8th July 2016 – 14th Floor Records/Warner Bros.
01. Wolves Of Winter
02. Friends And Enemies
03. Animal Style
08. On A Bang
09. Small Wishes
12. Don’t, Won’t Can’t
13. In The Name Of The Wee Man
You can often read a lot into an artist’s intention with a record by what they name it. The title of Biffy Clyro‘s seventh studio album, Ellipsis, hints at intentional omission – and certainly, it reigns in a lot of the ideas the Scots threw into previous album Opposites, mixing in instead the anthemic approach of Only Revolutions. Biffy retain all their quirky influences among the stadium sized choruses and bouncy riffs as well as having the odd ballad in the mix.
Opener and the lead single “Wolves of Winter” brings all these qualities together in one song, setting the mood for the album. Building up with the guitar rhythm and studio banter before the main, Biffy-signature riff kicks in. Simon Neil’s smooth yet punchy melodies are in fine form throughout, and the chorus reprise is no doubt one that will fill arenas, and possibly even stadiums in the coming year, once they begin to tour the material.
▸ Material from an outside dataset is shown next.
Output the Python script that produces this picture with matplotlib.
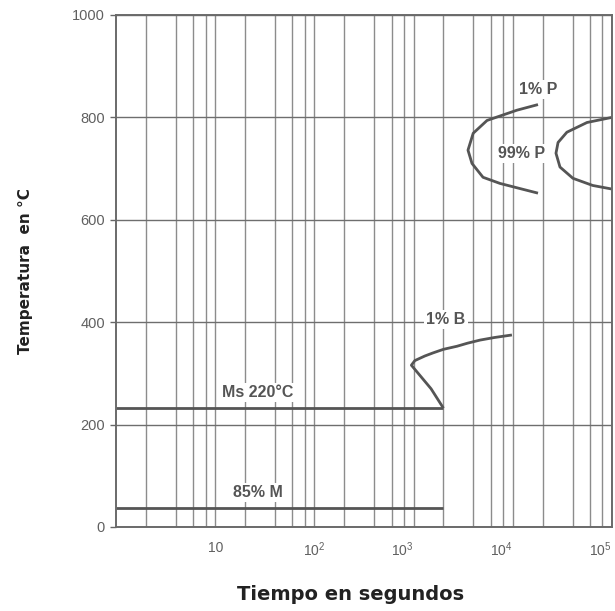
from __future__ import annotations

import matplotlib
matplotlib.use("Agg")
import matplotlib.pyplot as plt
from matplotlib.ticker import FixedLocator, NullFormatter

# curvas del diagrama TTT (tiempo en s, temperatura en °C)
ms_t = [1, 2000]
ms_temp = [232, 232]
m85_t = [1, 2000]
m85_temp = [38, 38]

b1_t = [2000, 1500, 950, 1030, 1300, 1570, 2000, 2740, 3500, 4670, 6500, 9800]
b1_temp = [232, 270, 316, 325, 334, 340, 347, 353, 359, 365, 370, 375]

p1_t = [17950, 11000, 5500, 3990, 3535, 3880, 5010, 7430, 11800, 17950]
p1_temp = [825, 814, 794, 769, 736, 710, 683, 671, 661, 652]

p99_t = [100000, 56000, 35100, 28600, 27250, 29900, 40400, 64000, 100000]
p99_temp = [800, 790, 771, 751, 730, 703, 681, 667, 660]

y_ticks = [0, 200, 400, 600, 800, 1000]
x_ticks = [10, 100, 1000, 10000, 100000]
x_tick_labels = ["10", "$10^2$", "$10^3$", "$10^4$", "$10^5$"]
x_minor = [m * 10 ** d for d in range(0, 5) for m in (2, 4, 6, 8)]

labels = [
    ("1% P", 18000, 855),
    ("99% P", 12300, 730),
    ("1% B", 2120, 406),
    ("Ms 220°C", 27, 263),
    ("85% M", 27, 68),
]


def main() -> None:
    plt.rcParams["font.family"] = ["Liberation Sans", "DejaVu Sans"]
    plt.rcParams["mathtext.fontset"] = "custom"
    plt.rcParams["mathtext.rm"] = "Liberation Sans"

    fig = plt.figure(figsize=(6.15, 6.11), dpi=100)
    ax = fig.add_axes([0.1886, 0.1375, 0.8065, 0.838])

    ax.set_xscale("log")
    ax.set_xlim(1, 100000)
    ax.set_ylim(0, 1000)

    ax.set_xticks(x_ticks)
    ax.set_xticklabels(x_tick_labels)
    ax.xaxis.set_minor_locator(FixedLocator(x_minor))
    ax.xaxis.set_minor_formatter(NullFormatter())
    ax.set_yticks(y_ticks)
    # en el original las etiquetas de 10^3 en adelante quedan a la izquierda de la línea
    for i, tick in enumerate(ax.xaxis.get_major_ticks()):
        if i >= 2:
            tick.label1.set_horizontalalignment("right")

    ax.grid(True, which="both", axis="x", color="#8c8c8c", linewidth=1.0)
    ax.grid(True, which="major", axis="y", color="#6e6e6e", linewidth=1.0)
    ax.set_axisbelow(True)

    ax.tick_params(axis="x", which="both", length=0, pad=10, labelsize=10, labelcolor="#606060")
    ax.tick_params(axis="y", length=4, width=1, color="#666666", pad=4, labelsize=10.5, labelcolor="#606060")
    for s in ax.spines.values():
        s.set_color("#6a6a6a")
        s.set_linewidth(1.4)

    line_kw = dict(color="#555555", linewidth=2.0, solid_capstyle="butt")
    ax.plot(ms_t, ms_temp, **line_kw)
    ax.plot(m85_t, m85_temp, **line_kw)
    ax.plot(b1_t, b1_temp, **line_kw)
    ax.plot(p1_t, p1_temp, **line_kw)
    ax.plot(p99_t, p99_temp, **line_kw)

    for txt, x, y in labels:
        ax.text(x, y, txt, ha="center", va="center", fontsize=11.5, fontweight="bold", color="#555555",
                bbox=dict(facecolor="white", edgecolor="none", pad=1.5))

    ax.set_xlabel("Tiempo en segundos", fontsize=14, fontweight="bold", color="#222222",
                  family=["DejaVu Sans"])
    ax.xaxis.set_label_coords(0.472, -0.113)
    ax.set_ylabel("Temperatura  en °C", fontsize=11, fontweight="bold", color="#222222",
                  family=["DejaVu Sans"])
    ax.yaxis.set_label_coords(-0.167, 0.5)

    fig.savefig("out.png", dpi=100)
    plt.close(fig)


if __name__ == "__main__":
    main()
“Friends and Enemies“, “Flammable” and “Howl” are also laced with stadium sized hooks, and it’s likely that one or more of them will find themselves as the next singles for the album following the sassy “Animal Style“, which boasts a incredibly bouncy riff and verse.
But it’s not all pep. The trio also utilise a mix of softer styles in songs like the uplifting “Re-arrange” or the acoustic “Medicine” and even a slight country vibe with “Small Wishes” that even features an amusing, yet well captured whistled solo.
Ellipsis‘ production is a particular highlight, capturing the full range of stylistic flourishes within each song, from the stadium anthems to the acoustic ballads and more peculiar experimentation. As usual in recent releases, there are the recurring themes of relationship struggles as well as the seemingly unrelated story telling that gives Biffy Clyro such a distinctive zany foothold in alt rock. Touches of Scottish folk rear their head in ballads such as “Medicine“, where Simon Neil’s signature accent sticks out like a beautiful cliff side by the sea. Lyrically, his ability to shift between seemingly random lyrical lines – lines which have a sense of oddity to them – to the more moving passages is just as strangely convincing as it always has been.
And as always with Biffy Clyro albums, even with their more recent pop-rock leanings, they have a line on quirky songs – “On A Bang” and “In The Name of the Wee Man” both have their own distinct characteristics whilse still being memorable. Mathy riffs and song structures are apparent at various points – the oddly timed chorus in “On A Band” as well as the riff break in “Herex“, which also contains a surprise blast beat in the bridge that is both convincing and amusing all at once.
While many old school fans might say Biffy Clyro have sold out, or that their music is not as interesting as it used to be, there is no doubt that Ellipsis is yet another album from a band who may have widened their target audience, but have not forgotten their humble roots.